Take every line from the first down to the line with "5.0, 2.05, 0];" and set it down exactly, without the pictures.

** start of Provided data **

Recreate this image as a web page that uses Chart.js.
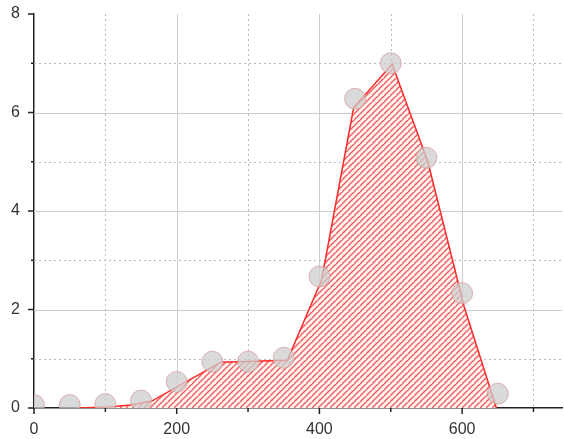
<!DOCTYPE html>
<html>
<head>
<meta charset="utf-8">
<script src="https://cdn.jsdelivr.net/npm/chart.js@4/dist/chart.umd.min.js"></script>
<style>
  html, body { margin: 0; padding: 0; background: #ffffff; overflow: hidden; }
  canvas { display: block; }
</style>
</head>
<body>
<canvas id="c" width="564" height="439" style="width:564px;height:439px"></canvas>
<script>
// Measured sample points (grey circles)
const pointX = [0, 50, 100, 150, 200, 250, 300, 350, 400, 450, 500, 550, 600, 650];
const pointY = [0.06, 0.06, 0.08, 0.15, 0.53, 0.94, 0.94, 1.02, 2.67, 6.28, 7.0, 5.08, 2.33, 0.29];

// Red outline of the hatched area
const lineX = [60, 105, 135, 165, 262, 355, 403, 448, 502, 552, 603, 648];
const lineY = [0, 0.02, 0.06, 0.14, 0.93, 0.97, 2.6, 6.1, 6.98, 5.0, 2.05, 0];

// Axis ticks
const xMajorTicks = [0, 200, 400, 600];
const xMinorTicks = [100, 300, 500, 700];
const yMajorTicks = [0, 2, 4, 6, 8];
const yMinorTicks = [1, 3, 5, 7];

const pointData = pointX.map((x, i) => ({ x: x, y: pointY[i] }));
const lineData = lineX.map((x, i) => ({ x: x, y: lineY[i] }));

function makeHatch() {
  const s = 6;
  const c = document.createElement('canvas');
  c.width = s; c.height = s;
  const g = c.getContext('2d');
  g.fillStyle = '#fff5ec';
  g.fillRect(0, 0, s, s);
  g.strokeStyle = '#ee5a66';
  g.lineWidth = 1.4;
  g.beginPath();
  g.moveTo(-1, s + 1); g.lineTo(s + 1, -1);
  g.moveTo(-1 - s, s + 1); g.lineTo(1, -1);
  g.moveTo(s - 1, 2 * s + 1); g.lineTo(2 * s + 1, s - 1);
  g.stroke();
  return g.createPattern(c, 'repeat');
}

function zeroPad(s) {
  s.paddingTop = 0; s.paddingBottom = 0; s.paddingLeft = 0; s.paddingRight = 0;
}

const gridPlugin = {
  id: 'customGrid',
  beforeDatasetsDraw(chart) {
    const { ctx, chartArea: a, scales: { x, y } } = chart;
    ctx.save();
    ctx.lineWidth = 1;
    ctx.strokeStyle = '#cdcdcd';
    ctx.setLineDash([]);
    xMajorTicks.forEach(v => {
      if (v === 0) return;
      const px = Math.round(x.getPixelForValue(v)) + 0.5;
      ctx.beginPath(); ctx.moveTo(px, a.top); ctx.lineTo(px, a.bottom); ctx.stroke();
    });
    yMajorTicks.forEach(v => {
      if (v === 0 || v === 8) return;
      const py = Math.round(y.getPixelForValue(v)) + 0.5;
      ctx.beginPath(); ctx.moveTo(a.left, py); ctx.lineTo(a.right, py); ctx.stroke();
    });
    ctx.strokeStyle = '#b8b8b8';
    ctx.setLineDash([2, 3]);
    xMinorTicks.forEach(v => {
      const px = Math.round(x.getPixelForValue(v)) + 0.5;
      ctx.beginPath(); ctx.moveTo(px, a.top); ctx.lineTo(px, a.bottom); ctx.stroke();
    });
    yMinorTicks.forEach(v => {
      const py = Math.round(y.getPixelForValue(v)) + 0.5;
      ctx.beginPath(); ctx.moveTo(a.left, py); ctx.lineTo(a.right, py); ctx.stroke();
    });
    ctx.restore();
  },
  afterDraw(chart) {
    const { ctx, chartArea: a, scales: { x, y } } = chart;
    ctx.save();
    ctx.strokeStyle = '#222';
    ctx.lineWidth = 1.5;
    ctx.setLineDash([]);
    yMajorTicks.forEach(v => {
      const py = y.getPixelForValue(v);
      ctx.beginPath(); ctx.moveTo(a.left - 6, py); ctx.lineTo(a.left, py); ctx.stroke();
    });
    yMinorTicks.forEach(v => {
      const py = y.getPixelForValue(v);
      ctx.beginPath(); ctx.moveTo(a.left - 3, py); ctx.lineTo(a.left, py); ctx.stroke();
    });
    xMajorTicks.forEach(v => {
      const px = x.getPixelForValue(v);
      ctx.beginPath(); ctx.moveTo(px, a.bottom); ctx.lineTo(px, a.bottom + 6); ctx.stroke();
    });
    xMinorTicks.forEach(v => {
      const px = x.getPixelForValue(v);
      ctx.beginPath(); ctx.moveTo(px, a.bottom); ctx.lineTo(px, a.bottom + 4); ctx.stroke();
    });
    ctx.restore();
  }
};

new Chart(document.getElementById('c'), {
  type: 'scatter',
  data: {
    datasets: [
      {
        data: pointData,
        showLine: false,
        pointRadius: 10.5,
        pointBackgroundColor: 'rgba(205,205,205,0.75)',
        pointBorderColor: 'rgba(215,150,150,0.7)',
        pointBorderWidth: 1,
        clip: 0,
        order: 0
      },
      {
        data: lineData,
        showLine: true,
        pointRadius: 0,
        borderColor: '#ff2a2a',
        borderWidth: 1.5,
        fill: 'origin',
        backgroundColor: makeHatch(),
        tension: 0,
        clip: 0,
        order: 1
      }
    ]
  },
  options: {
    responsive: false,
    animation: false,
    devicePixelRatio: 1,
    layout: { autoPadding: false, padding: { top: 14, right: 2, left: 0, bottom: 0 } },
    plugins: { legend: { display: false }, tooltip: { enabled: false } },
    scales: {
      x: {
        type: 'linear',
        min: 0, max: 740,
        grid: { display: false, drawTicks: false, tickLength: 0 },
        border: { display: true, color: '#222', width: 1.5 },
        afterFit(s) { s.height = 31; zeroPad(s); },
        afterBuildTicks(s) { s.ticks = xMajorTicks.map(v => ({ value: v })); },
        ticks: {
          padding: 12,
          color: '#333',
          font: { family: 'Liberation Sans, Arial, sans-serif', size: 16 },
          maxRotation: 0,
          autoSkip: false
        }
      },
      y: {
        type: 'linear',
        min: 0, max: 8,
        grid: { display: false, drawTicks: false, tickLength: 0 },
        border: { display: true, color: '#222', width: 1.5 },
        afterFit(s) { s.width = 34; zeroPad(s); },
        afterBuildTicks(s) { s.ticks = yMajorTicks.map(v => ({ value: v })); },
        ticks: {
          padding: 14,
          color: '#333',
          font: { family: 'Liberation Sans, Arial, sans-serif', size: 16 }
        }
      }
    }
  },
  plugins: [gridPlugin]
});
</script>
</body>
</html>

** end of Provided data **

Solution for this problem
Recreate this image as a web page that uses Chart.js.
<!DOCTYPE html>
<html>
<head>
<meta charset="utf-8">
<script src="https://cdn.jsdelivr.net/npm/chart.js@4/dist/chart.umd.min.js"></script>
<style>
  html, body { margin: 0; padding: 0; background: #ffffff; overflow: hidden; }
  canvas { display: block; }
</style>
</head>
<body>
<canvas id="c" width="564" height="439" style="width:564px;height:439px"></canvas>
<script>
// Measured sample points (grey circles)
const pointX = [0, 50, 100, 150, 200, 250, 300, 350, 400, 450, 500, 550, 600, 650];
const pointY = [0.06, 0.06, 0.08, 0.15, 0.53, 0.94, 0.94, 1.02, 2.67, 6.28, 7.0, 5.08, 2.33, 0.29];

// Red outline of the hatched area
const lineX = [60, 105, 135, 165, 262, 355, 403, 448, 502, 552, 603, 648];
const lineY = [0, 0.02, 0.06, 0.14, 0.93, 0.97, 2.6, 6.1, 6.98, 5.0, 2.05, 0];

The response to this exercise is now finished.